Making my own YouTube and YouTube Music Wrapped using data from Google Takeout because my YouTube Music Recap of 2023 was definitely not accurate (and because I used one account till July and another from August so the actual numbers are the aggregation of both sigh)
If you want to watch a fun video instead of reading about this project: https://youtu.be/Pdwi8ROtxMk
Figma prototype: Click to view the UI Screens in Action
Let's do this a bit more formally, shall we?
This repository encapsulates the comprehensive analysis and exploration of my YouTube Wrapped for the year 2023. The initiative was sparked by the revelation that YouTube's automated service inaccurately identified my top song, setting the stage for a deep dive into the intricacies of my music consumption throughout the year.
YouTube Wrapped, a yearly feature that summarizes users' viewing and listening trends, served as the impetus for this independent investigation. The discrepancy in the identified top song not only raised concerns about the reliability of the provided statistics but also presented an opportunity to craft a personal, data-driven narrative.

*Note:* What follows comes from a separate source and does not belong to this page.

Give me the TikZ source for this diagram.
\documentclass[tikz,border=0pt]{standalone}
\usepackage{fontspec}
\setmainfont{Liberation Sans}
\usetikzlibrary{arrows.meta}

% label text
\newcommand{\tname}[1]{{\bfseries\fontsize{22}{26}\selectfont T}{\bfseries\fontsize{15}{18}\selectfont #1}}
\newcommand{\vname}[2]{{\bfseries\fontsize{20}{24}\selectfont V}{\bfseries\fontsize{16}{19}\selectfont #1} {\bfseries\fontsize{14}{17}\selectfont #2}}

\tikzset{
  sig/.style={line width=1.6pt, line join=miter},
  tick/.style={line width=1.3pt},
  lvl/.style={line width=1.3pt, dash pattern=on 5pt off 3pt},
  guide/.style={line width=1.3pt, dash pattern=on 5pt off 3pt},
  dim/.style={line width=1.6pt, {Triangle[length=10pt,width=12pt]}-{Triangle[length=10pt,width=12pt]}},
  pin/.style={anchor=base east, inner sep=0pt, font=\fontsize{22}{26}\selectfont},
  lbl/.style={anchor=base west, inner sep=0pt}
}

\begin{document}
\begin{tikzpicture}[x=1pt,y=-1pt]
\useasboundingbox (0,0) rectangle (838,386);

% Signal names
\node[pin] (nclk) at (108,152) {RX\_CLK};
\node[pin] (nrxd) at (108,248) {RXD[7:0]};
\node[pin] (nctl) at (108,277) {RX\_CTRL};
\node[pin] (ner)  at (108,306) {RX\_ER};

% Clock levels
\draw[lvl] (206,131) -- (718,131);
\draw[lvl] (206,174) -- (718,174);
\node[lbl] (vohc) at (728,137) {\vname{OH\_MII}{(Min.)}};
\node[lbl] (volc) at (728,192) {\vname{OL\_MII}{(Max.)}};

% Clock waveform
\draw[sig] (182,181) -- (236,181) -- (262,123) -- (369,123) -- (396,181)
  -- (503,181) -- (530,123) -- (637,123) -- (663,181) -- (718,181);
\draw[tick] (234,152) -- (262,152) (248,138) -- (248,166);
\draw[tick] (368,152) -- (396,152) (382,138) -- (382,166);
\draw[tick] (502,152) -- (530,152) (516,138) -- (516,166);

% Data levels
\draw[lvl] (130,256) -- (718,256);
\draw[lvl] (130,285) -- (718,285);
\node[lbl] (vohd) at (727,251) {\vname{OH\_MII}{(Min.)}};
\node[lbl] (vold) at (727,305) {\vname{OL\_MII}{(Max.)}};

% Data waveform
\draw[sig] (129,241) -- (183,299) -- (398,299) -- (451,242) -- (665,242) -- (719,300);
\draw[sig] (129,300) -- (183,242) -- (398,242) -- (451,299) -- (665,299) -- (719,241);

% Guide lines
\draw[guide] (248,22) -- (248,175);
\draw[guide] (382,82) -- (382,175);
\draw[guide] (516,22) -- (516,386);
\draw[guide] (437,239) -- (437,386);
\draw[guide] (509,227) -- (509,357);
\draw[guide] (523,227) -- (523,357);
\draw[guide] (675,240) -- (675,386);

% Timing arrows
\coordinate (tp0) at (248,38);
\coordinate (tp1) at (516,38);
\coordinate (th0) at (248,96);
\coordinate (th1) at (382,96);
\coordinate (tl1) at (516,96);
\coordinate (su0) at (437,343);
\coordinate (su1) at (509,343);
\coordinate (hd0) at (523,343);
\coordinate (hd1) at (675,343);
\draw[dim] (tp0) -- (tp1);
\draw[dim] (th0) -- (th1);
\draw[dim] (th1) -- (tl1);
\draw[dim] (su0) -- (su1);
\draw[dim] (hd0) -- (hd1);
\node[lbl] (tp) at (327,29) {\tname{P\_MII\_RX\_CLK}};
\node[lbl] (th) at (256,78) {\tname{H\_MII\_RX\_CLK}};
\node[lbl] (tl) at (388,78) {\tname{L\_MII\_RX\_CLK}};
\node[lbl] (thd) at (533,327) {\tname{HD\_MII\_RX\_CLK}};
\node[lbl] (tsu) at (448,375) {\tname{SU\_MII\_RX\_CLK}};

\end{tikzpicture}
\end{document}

The initial phase involved problem identification and data acquisition. Contrary to initial expectations, obtaining the actual watch history required a meticulous process, including Google Takeout for data extraction. The collected raw data, sourced from two separate accounts due to a geographical relocation, laid the groundwork for subsequent analysis.
Data preprocessing became a pivotal step in refining the collected information. The ballet of data science unfolded, involving the handling of outliers, addressing missing data points, and ultimately preparing the dataset for analysis. Unexpectedly, the data arrived in HTML format, prompting an exploration of web scraping techniques using the BeautifulSoup library.
Normalization emerged as a critical aspect of data modeling. The structure of the data, which encompassed both YouTube video watches and YouTube Music song listens, necessitated the creation of distinct tables. A detailed sketching process aided in conceptualizing and organizing the relational connections between tables.
The analysis phase delved into the nuances of data manipulation using SQL queries translated into Pandas functions. Filtering, merging, aggregating, and sorting maneuvers were executed to derive meaningful insights. The project showcased the amalgamation of coding skills and creativity in transforming raw data into coherent visualizations.
The grand unveiling presented a meticulous breakdown of YouTube Music and YouTube Video Wrapped for the year 2023. Detailed statistics on streaming minutes, top artists, tracks, and notable consumption patterns were disclosed, accompanied by commentary on surprising revelations and personal reflections.
In conclusion, this project encapsulates a multi-faceted journey, encompassing data acquisition, preprocessing, modeling, analysis, and results presentation. Beyond the unveiling of personal music trends, the endeavor facilitated skill development in SQL, Pandas, web scraping, UI design, and long-form video editing.
- code/: Python scripts and Jupyter Notebooks for data extraction, preprocessing, and analysis.
- data/: Raw data extracted from Google Takeout and intermediate CSV files.
- figures/: Visualizations and graphs generated during the analysis.
- README.md: This comprehensive report providing an overview of the project.